= Patrick Donahoe =

Irish-American publisher

Patrick Donahoe

Patrick Donahoe (born Munnery, County Cavan, Ireland, 17 March 1811; died Boston, U.S.A., 18 March 1901) was a publisher who founded influential magazines for the Irish Catholic community in his adopted country.

==Early life==
Patrick Donahoe was born in Ireland in 1811. His father was a linen weaver, and his mother died when he was only two; at that point, the Donahoe family consisted of Patrick and his four sisters ("Mr. Donahoe's Life," 2). Eventually, his father remarried and the family emigrated to America, settling in Boston when Patrick was ten years old. Irish Catholics were still an unwelcome minority in Boston at that time ("Patrick Donahoe," 5), and Patrick later told the Boston Journal how he was beaten and bullied in school; undoubtedly, this contributed to his dropping out at age fourteen (some sources say age fifteen). He first worked briefly for the Colombian Sentinel before becoming a printer's apprentice at the Boston Transcript newspaper, the voice of the Protestant upper-class in Boston (Irish Leader, 1). He learned a trade, but he recalled experiencing a hostile environment, before finally proving himself. By the time he left the Transcript, he was a successful printer and compositor ("Passed His Birthday," 1). Donahoe married in 1836, but his wife Catherine died of consumption (tuberculosis) in 1852 at the age of 36 ("Death Notice," Boston Evening Transcript, November 13, 1852, p. 2). Donahoe would later remarry; his second wife's name was Annie.

==Business career==

He began working as the editor of a Catholic newspaper, The Jesuit in 1832: this newspaper had been started in 1829 by Bishop Fenwick. Working for the newspaper provided an opportunity for Donahoe to defend his religion and make non-Catholic readers more familiar with what Catholics believed ("Passed His Birthday," 1). The newspaper was not a financial success, but when the bishop relinquished its ownership, Donahoe carried it on, along with a business partner, newspaper publisher Henry L. Devereaux, under the new title of The Literary and Catholic Sentinel. In 1836, Donahoe changed the publication's name to The Pilot, which was now a weekly paper devoted to Irish-American and Catholic interests (Negri, 40). It soon became the chief organ of Catholic opinion in New England. Donahoe also established, in connection with The Pilot, a publishing and book-selling house from which were issued a large number of Catholic books. Later, in 1870, he organized the Emigrant Savings Bank, and became its president ("Patrick Donahoe's Case," 5).

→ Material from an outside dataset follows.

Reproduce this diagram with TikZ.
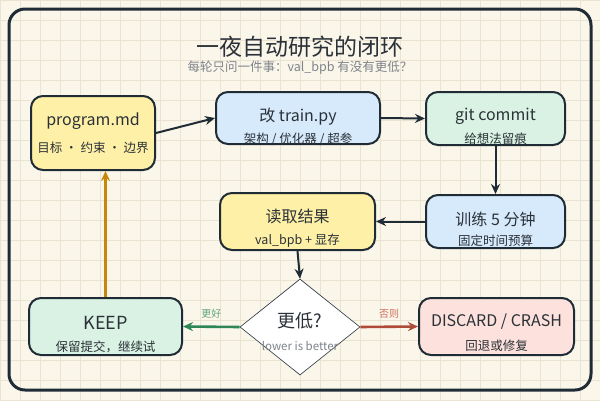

As his business ventures proved successful, he donated some of the wealth he acquired to the advancement of Catholic interests; he was well known in Boston for his philanthropy, establishing a Home for Destitute Catholic Children and supporting other causes that helped the poor in his community ("Irish Leader," 1; "Passed His Birthday" 1). During the American Civil War he actively interested himself in the organization of the Irish regiments that volunteered from New England. And at a time when doubts about the patriotism of Catholics could still be heard, Donahoe used his newspaper to strongly advocate in favor of the union cause and write about the Irish soldiers serving in the war ("An Old Boston Publisher," 6). But his business was negatively affected by the Great Boston Fire of 1872, which also destroyed his publishing plant. Another fire in the following year and injudicious loans to friends, as well as some unwise real estate speculation ("Patrick Donahoe's Case," 5), made him lose so much money that his bank failed in 1876. Archbishop Williams purchased The Pilot to help to pay the depositors of the bank. Donahoe then started a monthly Donahoe's Magazine, described as "a journal devoted to the Irish, at home and abroad" ("New Publications," 7). He also established a monetary exchange and passenger agency. In 1881 he was able to buy back The Pilot and devoted his remaining years to its management. In 1893 the University of Notre Dame gave him the Laetare Medal for signal services to American Catholic progress.

==Final years==

After falling at home, Donahoe was bed-ridden, and throughout the year 1900, he was in declining health. When he finally died at his home, just after St. Patrick's Day in 1901, at the age of 90, his family had been expecting it; his wife, three sons and a daughter were at his bedside ("Tears From All," 6). His death was front page news in all the Boston newspapers. Typical of the acclaim he received was a headline in the Boston Herald which referred to him as "A Patriot and the Patriarch of His Race Among the People of New England" ("Mr. Donahoe's Life," 1).